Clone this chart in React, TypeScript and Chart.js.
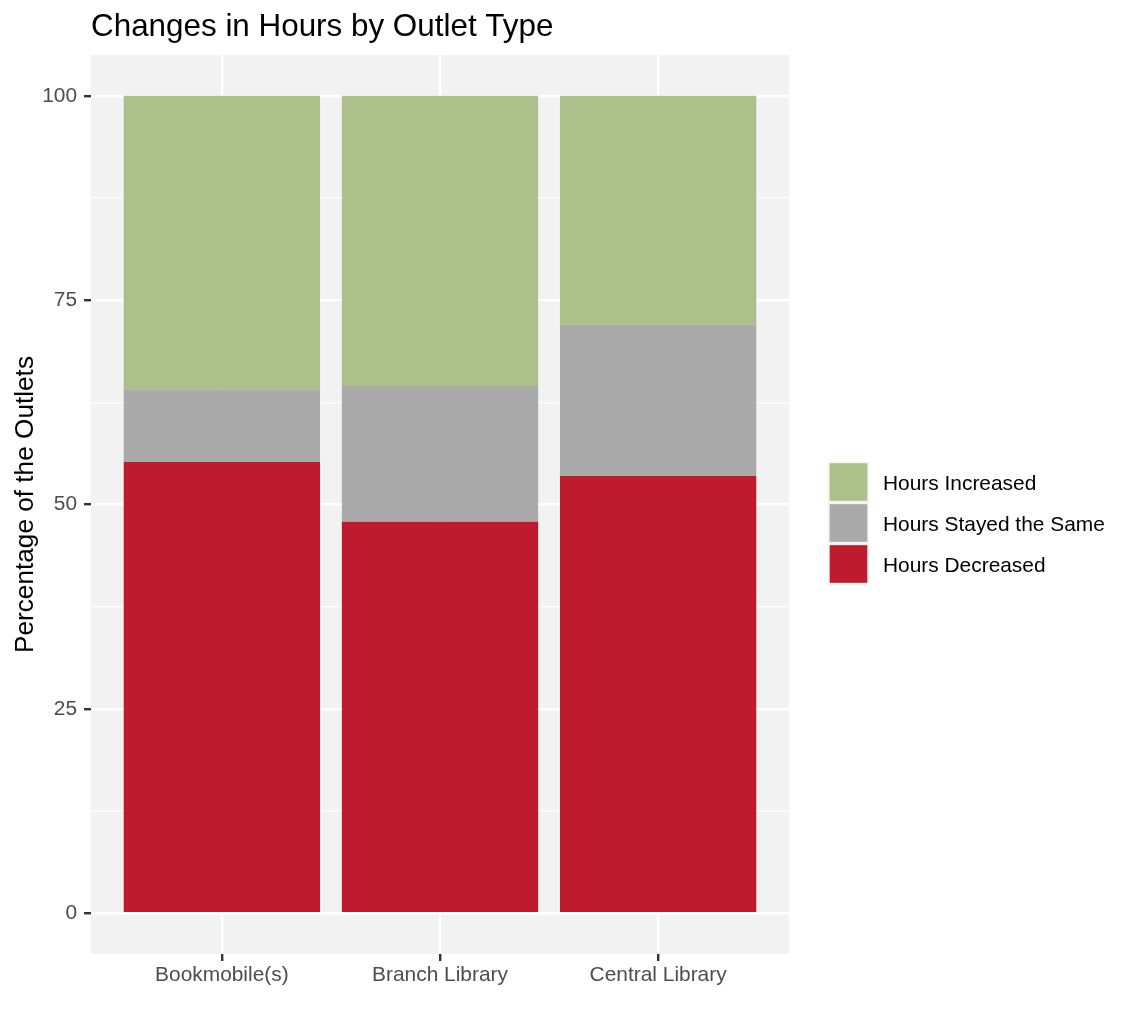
import React, { useEffect, useRef } from "react";
import { Chart, registerables } from "chart.js";

Chart.register(...registerables);

const categories = ["Bookmobile(s)", "Branch Library", "Central Library"];
const hoursDecreased = [55.2, 47.9, 53.5];
const hoursSame = [8.9, 16.6, 18.5];
const hoursIncreased = [35.9, 35.5, 28.0];
const majorTicks = [0, 25, 50, 75, 100];
const minorTicks = [12.5, 37.5, 62.5, 87.5];
const titleText = "Changes in Hours by Outlet Type";
const yTitleText = "Percentage of the Outlets";
const legendLabels = ["Hours Increased", "Hours Stayed the Same", "Hours Decreased"];

const GREEN = "#ACC18A";
const GRAY = "#AAAAAA";
const RED = "#BE1C2E";
const PANEL = "#F2F2F2";
const FONT = "'Liberation Sans', Arial, Helvetica, sans-serif";

const W = 1132;
const H = 1029;
const PANEL_LEFT = 91;
const PANEL_RIGHT = 789;
const PANEL_TOP = 55;
const PANEL_BOTTOM = 954;

export default function App() {
  const ref = useRef<HTMLCanvasElement | null>(null);

  useEffect(() => {
    const canvas = ref.current;
    if (!canvas) return;

    const decoPlugin = {
      id: "deco",
      beforeDraw(chart: any) {
        const { ctx, chartArea } = chart;
        ctx.save();
        ctx.fillStyle = "#FFFFFF";
        ctx.fillRect(0, 0, chart.width, chart.height);
        ctx.fillStyle = PANEL;
        ctx.fillRect(chartArea.left, chartArea.top, chartArea.right - chartArea.left, chartArea.bottom - chartArea.top);
        ctx.restore();
      },
      afterDraw(chart: any) {
        const { ctx } = chart;
        ctx.save();
        // title
        ctx.fillStyle = "#000000";
        ctx.font = `31.4px ${FONT}`;
        ctx.textAlign = "left";
        ctx.textBaseline = "alphabetic";
        ctx.fillText(titleText, PANEL_LEFT, 36);
        // y title
        ctx.save();
        ctx.translate(32.5, (PANEL_TOP + PANEL_BOTTOM) / 2);
        ctx.rotate(-Math.PI / 2);
        ctx.font = `26.2px ${FONT}`;
        ctx.textAlign = "center";
        ctx.fillText(yTitleText, 0, 0);
        ctx.restore();
        // legend
        const keyColors = [GREEN, GRAY, RED];
        const keyX = 828;
        const keyTop = 461.5;
        const keySize = 41;
        for (let i = 0; i < legendLabels.length; i++) {
          const y = keyTop + i * keySize;
          ctx.fillStyle = PANEL;
          ctx.fillRect(keyX, y, keySize, keySize);
          ctx.fillStyle = keyColors[i];
          ctx.fillRect(keyX + 1.7, y + 1.7, keySize - 3.4, keySize - 3.4);
          ctx.fillStyle = "#000000";
          ctx.font = `20.9px ${FONT}`;
          ctx.textAlign = "left";
          ctx.textBaseline = "alphabetic";
          ctx.fillText(legendLabels[i], 883, y + keySize / 2 + 7.7);
        }
        ctx.restore();
      },
    };

    const toPoints = (arr: number[]) => arr.map((v, i) => ({ x: i + 1, y: v }));
    const isMajor = (v: number) => majorTicks.includes(v);

    const chart = new Chart(canvas, {
      type: "bar",
      data: {
        datasets: [
          { label: "Hours Decreased", data: toPoints(hoursDecreased), backgroundColor: RED },
          { label: "Hours Stayed the Same", data: toPoints(hoursSame), backgroundColor: GRAY },
          { label: "Hours Increased", data: toPoints(hoursIncreased), backgroundColor: GREEN },
        ] as any,
      },
      options: {
        animation: false,
        responsive: false,
        devicePixelRatio: 1,
        layout: { padding: { left: 0, top: PANEL_TOP, right: W - PANEL_RIGHT, bottom: 0 } },
        datasets: { bar: { barPercentage: 0.9, categoryPercentage: 1.0, borderWidth: 0 } } as any,
        plugins: { legend: { display: false }, title: { display: false }, tooltip: { enabled: false } },
        scales: {
          x: {
            type: "linear",
            stacked: true,
            offset: false,
            min: 0.4,
            max: 3.6,
            afterBuildTicks: (scale: any) => {
              scale.ticks = categories.map((_, i) => ({ value: i + 1 }));
            },
            afterFit: (scale: any) => {
              scale.height = H - PANEL_BOTTOM;
            },
            border: { display: false },
            grid: {
              offset: false,
              color: "#FFFFFF",
              lineWidth: 2.4,
              drawTicks: true,
              tickLength: 7,
              tickWidth: 2.4,
              tickColor: "#333333",
            },
            ticks: {
              autoSkip: false,
              maxRotation: 0,
              padding: 2,
              color: "#4D4D4D",
              font: { size: 20.9, family: FONT },
              callback: (v: any) => categories[Math.round(Number(v)) - 1] ?? "",
            },
          } as any,
          y: {
            type: "linear",
            stacked: true,
            min: -5,
            max: 105,
            afterBuildTicks: (scale: any) => {
              scale.ticks = [...majorTicks, ...minorTicks].sort((a, b) => a - b).map((v) => ({ value: v }));
            },
            afterFit: (scale: any) => {
              scale.width = PANEL_LEFT;
            },
            border: { display: false },
            grid: {
              color: "#FFFFFF",
              lineWidth: (c: any) => (isMajor(c.tick?.value) ? 2.4 : 1.2),
              drawTicks: true,
              tickLength: 7,
              tickWidth: 2.4,
              tickColor: (c: any) => (isMajor(c.tick?.value) ? "#333333" : "rgba(0,0,0,0)"),
            },
            ticks: {
              padding: 7,
              color: "#4D4D4D",
              font: { size: 20.9, family: FONT },
              callback: (v: any) => (isMajor(Number(v)) ? String(v) : ""),
            },
          } as any,
        },
      },
      plugins: [decoPlugin],
    } as any);

    return () => chart.destroy();
  }, []);

  return (
    <div style={{ position: "absolute", left: 0, top: 0, width: W, height: H }}>
      <canvas ref={ref} width={W} height={H} style={{ display: "block", width: W, height: H }} />
    </div>
  );
}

+--

What to produce
Write out the whole listing again, exactly, with no pictures.

Exercise response
Clone this chart in React, TypeScript and Chart.js.
import React, { useEffect, useRef } from "react";
import { Chart, registerables } from "chart.js";

Chart.register(...registerables);

const categories = ["Bookmobile(s)", "Branch Library", "Central Library"];
const hoursDecreased = [55.2, 47.9, 53.5];
const hoursSame = [8.9, 16.6, 18.5];
const hoursIncreased = [35.9, 35.5, 28.0];
const majorTicks = [0, 25, 50, 75, 100];
const minorTicks = [12.5, 37.5, 62.5, 87.5];
const titleText = "Changes in Hours by Outlet Type";
const yTitleText = "Percentage of the Outlets";
const legendLabels = ["Hours Increased", "Hours Stayed the Same", "Hours Decreased"];

const GREEN = "#ACC18A";
const GRAY = "#AAAAAA";
const RED = "#BE1C2E";
const PANEL = "#F2F2F2";
const FONT = "'Liberation Sans', Arial, Helvetica, sans-serif";

const W = 1132;
const H = 1029;
const PANEL_LEFT = 91;
const PANEL_RIGHT = 789;
const PANEL_TOP = 55;
const PANEL_BOTTOM = 954;

export default function App() {
  const ref = useRef<HTMLCanvasElement | null>(null);

  useEffect(() => {
    const canvas = ref.current;
    if (!canvas) return;

    const decoPlugin = {
      id: "deco",
      beforeDraw(chart: any) {
        const { ctx, chartArea } = chart;
        ctx.save();
        ctx.fillStyle = "#FFFFFF";
        ctx.fillRect(0, 0, chart.width, chart.height);
        ctx.fillStyle = PANEL;
        ctx.fillRect(chartArea.left, chartArea.top, chartArea.right - chartArea.left, chartArea.bottom - chartArea.top);
        ctx.restore();
      },
      afterDraw(chart: any) {
        const { ctx } = chart;
        ctx.save();
        // title
        ctx.fillStyle = "#000000";
        ctx.font = `31.4px ${FONT}`;
        ctx.textAlign = "left";
        ctx.textBaseline = "alphabetic";
        ctx.fillText(titleText, PANEL_LEFT, 36);
        // y title
        ctx.save();
        ctx.translate(32.5, (PANEL_TOP + PANEL_BOTTOM) / 2);
        ctx.rotate(-Math.PI / 2);
        ctx.font = `26.2px ${FONT}`;
        ctx.textAlign = "center";
        ctx.fillText(yTitleText, 0, 0);
        ctx.restore();
        // legend
        const keyColors = [GREEN, GRAY, RED];
        const keyX = 828;
        const keyTop = 461.5;
        const keySize = 41;
        for (let i = 0; i < legendLabels.length; i++) {
          const y = keyTop + i * keySize;
          ctx.fillStyle = PANEL;
          ctx.fillRect(keyX, y, keySize, keySize);
          ctx.fillStyle = keyColors[i];
          ctx.fillRect(keyX + 1.7, y + 1.7, keySize - 3.4, keySize - 3.4);
          ctx.fillStyle = "#000000";
          ctx.font = `20.9px ${FONT}`;
          ctx.textAlign = "left";
          ctx.textBaseline = "alphabetic";
          ctx.fillText(legendLabels[i], 883, y + keySize / 2 + 7.7);
        }
        ctx.restore();
      },
    };

    const toPoints = (arr: number[]) => arr.map((v, i) => ({ x: i + 1, y: v }));
    const isMajor = (v: number) => majorTicks.includes(v);

    const chart = new Chart(canvas, {
      type: "bar",
      data: {
        datasets: [
          { label: "Hours Decreased", data: toPoints(hoursDecreased), backgroundColor: RED },
          { label: "Hours Stayed the Same", data: toPoints(hoursSame), backgroundColor: GRAY },
          { label: "Hours Increased", data: toPoints(hoursIncreased), backgroundColor: GREEN },
        ] as any,
      },
      options: {
        animation: false,
        responsive: false,
        devicePixelRatio: 1,
        layout: { padding: { left: 0, top: PANEL_TOP, right: W - PANEL_RIGHT, bottom: 0 } },
        datasets: { bar: { barPercentage: 0.9, categoryPercentage: 1.0, borderWidth: 0 } } as any,
        plugins: { legend: { display: false }, title: { display: false }, tooltip: { enabled: false } },
        scales: {
          x: {
            type: "linear",
            stacked: true,
            offset: false,
            min: 0.4,
            max: 3.6,
            afterBuildTicks: (scale: any) => {
              scale.ticks = categories.map((_, i) => ({ value: i + 1 }));
            },
            afterFit: (scale: any) => {
              scale.height = H - PANEL_BOTTOM;
            },
            border: { display: false },
            grid: {
              offset: false,
              color: "#FFFFFF",
              lineWidth: 2.4,
              drawTicks: true,
              tickLength: 7,
              tickWidth: 2.4,
              tickColor: "#333333",
            },
            ticks: {
              autoSkip: false,
              maxRotation: 0,
              padding: 2,
              color: "#4D4D4D",
              font: { size: 20.9, family: FONT },
              callback: (v: any) => categories[Math.round(Number(v)) - 1] ?? "",
            },
          } as any,
          y: {
            type: "linear",
            stacked: true,
            min: -5,
            max: 105,
            afterBuildTicks: (scale: any) => {
              scale.ticks = [...majorTicks, ...minorTicks].sort((a, b) => a - b).map((v) => ({ value: v }));
            },
            afterFit: (scale: any) => {
              scale.width = PANEL_LEFT;
            },
            border: { display: false },
            grid: {
              color: "#FFFFFF",
              lineWidth: (c: any) => (isMajor(c.tick?.value) ? 2.4 : 1.2),
              drawTicks: true,
              tickLength: 7,
              tickWidth: 2.4,
              tickColor: (c: any) => (isMajor(c.tick?.value) ? "#333333" : "rgba(0,0,0,0)"),
            },
            ticks: {
              padding: 7,
              color: "#4D4D4D",
              font: { size: 20.9, family: FONT },
              callback: (v: any) => (isMajor(Number(v)) ? String(v) : ""),
            },
          } as any,
        },
      },
      plugins: [decoPlugin],
    } as any);

    return () => chart.destroy();
  }, []);

  return (
    <div style={{ position: "absolute", left: 0, top: 0, width: W, height: H }}>
      <canvas ref={ref} width={W} height={H} style={{ display: "block", width: W, height: H }} />
    </div>
  );
}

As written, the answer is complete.